No. 20 Kansas State rolling into matchup with reeling Texas

AUSTIN, Texas (AP) — Kansas State is on a roll and making noise in the chase for the Big 12 championship. Texas is reeling and just trying to hang on to its title hopes.

That's quite the role reversal from the expectations for both teams when the season began.

Texas ended 2018's 10-win season with a "We're back" declaration from quarterback Sam Ehlinger. Two losses in the last three games have Texas (5-3, 3-2) now needing to beat the No. 20 Wildcats (6-2, 3-2) on Sunday just to have a chance to get back to the Big 12 title game.

"We've left the margin of error very slim, and that's okay," Longhorns coach Tom Herman said. "We're on the ropes. You can do one of two things. You can fight your way off the ropes or you can tell your trainer to throw in the towel. And from all accounts, everybody is pushing in the same direction saying, we want to fight our way off the ropes."

Texas had a week off to regroup after a loss at TCU. Kansas State, meanwhile, has been on a tear of three straight wins under first-year coach Chris Klieman. None was bigger than a 48-41 stunner over conference favorite No. 9 Oklahoma two weeks ago. The Wildcats followed that by crushing rival Kansas, the team that took Texas to the final play in a shootout.

The Wildcats haven't been bowl-eligible this early in the season since 2014. They even showed up in the season's first College Football Playoff rankings at No. 16. That makes the drive for the Big 12 title game even more important.


The Texas defense has been severely depleted by injuries and gets a key player back this week in sophomore safety Caden Sterns. An All-Big 12 player last year, Sterns has missed four games with a leg injury and his absence left gaping holes in coverage and run support.


Texas quarterback Sam Ehlinger is still on a tear through the school's single-season passing records, but his last few games have been kind of rough. He's completing less than 60% of his passes the last four games and has six interceptions to eight touchdowns. Herman, however, says he has "no issues" about Ehlinger's play and that only one of the turnovers against TCU was his fault.

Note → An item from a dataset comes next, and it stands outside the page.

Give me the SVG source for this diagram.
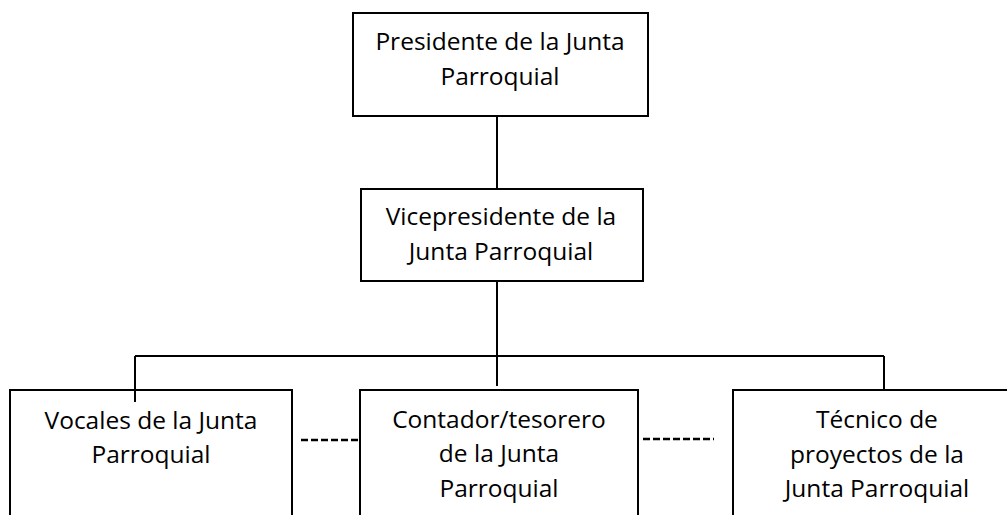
<svg xmlns="http://www.w3.org/2000/svg" width="1007" height="515" viewBox="0 0 1007 515">
<style>
.box{fill:#fff;stroke:#000;stroke-width:2}
.ln{stroke:#000;stroke-width:2;fill:none}
.dash{stroke:#000;stroke-width:2.5;fill:none;stroke-dasharray:7 3}
text{font-family:"Open Sans","Noto Sans",sans-serif;font-size:24.5px;fill:#000;text-anchor:middle}
</style>
<rect width="1007" height="515" fill="#fff"/>
<g id="connectors">
<line class="ln" x1="497" y1="116" x2="497" y2="189"/>
<line class="ln" x1="497" y1="281" x2="497" y2="386"/>
<line class="ln" x1="135" y1="356" x2="884" y2="356"/>
<line class="ln" x1="135" y1="356" x2="135" y2="402"/>
<line class="ln" x1="884" y1="356" x2="884" y2="390"/>
<line class="dash" x1="301" y1="440" x2="360" y2="440"/>
<line class="dash" x1="643" y1="439" x2="714" y2="439"/>
</g>
<g id="presidente">
<rect class="box" x="353" y="13" width="295" height="103"/>
<text x="500" y="50">Presidente de la Junta</text>
<text x="500" y="85">Parroquial</text>
</g>
<g id="vicepresidente">
<rect class="box" x="361" y="189" width="282" height="92"/>
<text x="501" y="225">Vicepresidente de la</text>
<text x="501" y="260">Junta Parroquial</text>
</g>
<g id="vocales">
<rect class="box" x="10" y="390" width="282" height="140"/>
<text x="151" y="429">Vocales de la Junta</text>
<text x="151" y="463">Parroquial</text>
</g>
<g id="contador">
<rect class="box" x="360" y="390" width="278" height="140"/>
<text x="499" y="428">Contador/tesorero</text>
<text x="499" y="462">de la Junta</text>
<text x="499" y="497">Parroquial</text>
</g>
<line class="ln" x1="497" y1="356" x2="497" y2="386"/>
<g id="tecnico">
<rect class="box" x="733" y="390" width="290" height="140"/>
<text x="877" y="428">Técnico de</text>
<text x="877" y="463">proyectos de la</text>
<text x="877" y="497">Junta Parroquial</text>
</g>
<line class="ln" x1="135" y1="390" x2="135" y2="402"/>
</svg>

"Everybody wants to look at sacks and say the O-line stinks," Herman said. "Everybody wants to look at interceptions and say the quarterback stinks or had a bad game. He made one bad decision."


Kansas State's rise can be traced to quarterback Skylar Thompson's mastery of the new offense. Thompson has seven of Kansas State's 11 rushing touchdowns the last two games in a throwback to what Collin Klein did for the Wildcats years ago. Klein is now the Kansas State quarterbacks coach.

Thompson needs just 30 rushing yards to become just the fourth Kansas State quarterback to have more than 3,000 yards passing and 1,000 yards rushing in a career.

"We're not an option offense, so we don't practice that much more than a few handful of times a week," Klieman said.


Both starting quarterbacks have led game-winning drives in the fourth quarter this season. Thompson did it against TCU and Mississippi State. He accounted for 91 of 95 yards in an 11-play drive and in the winning touchdown against TCU. Ehlinger drove Texas to the winning field against Kansas, competing six passes and running for a first down to set up the final kick on the last play.


Longhorns special teams never fail to deliver highlights and lowlights. Kicker Cameron Dicker booted the game-winner against Kansas, then shanked a 26-yarder against TCU. Then Texas punter Ryan Bujcevski broke his collarbone against TCU, leaving backup Chris Naggar to handle punts and holding duties on extra points and field goals. And Texas ranks dead last nationally in punt return yards with minus-12.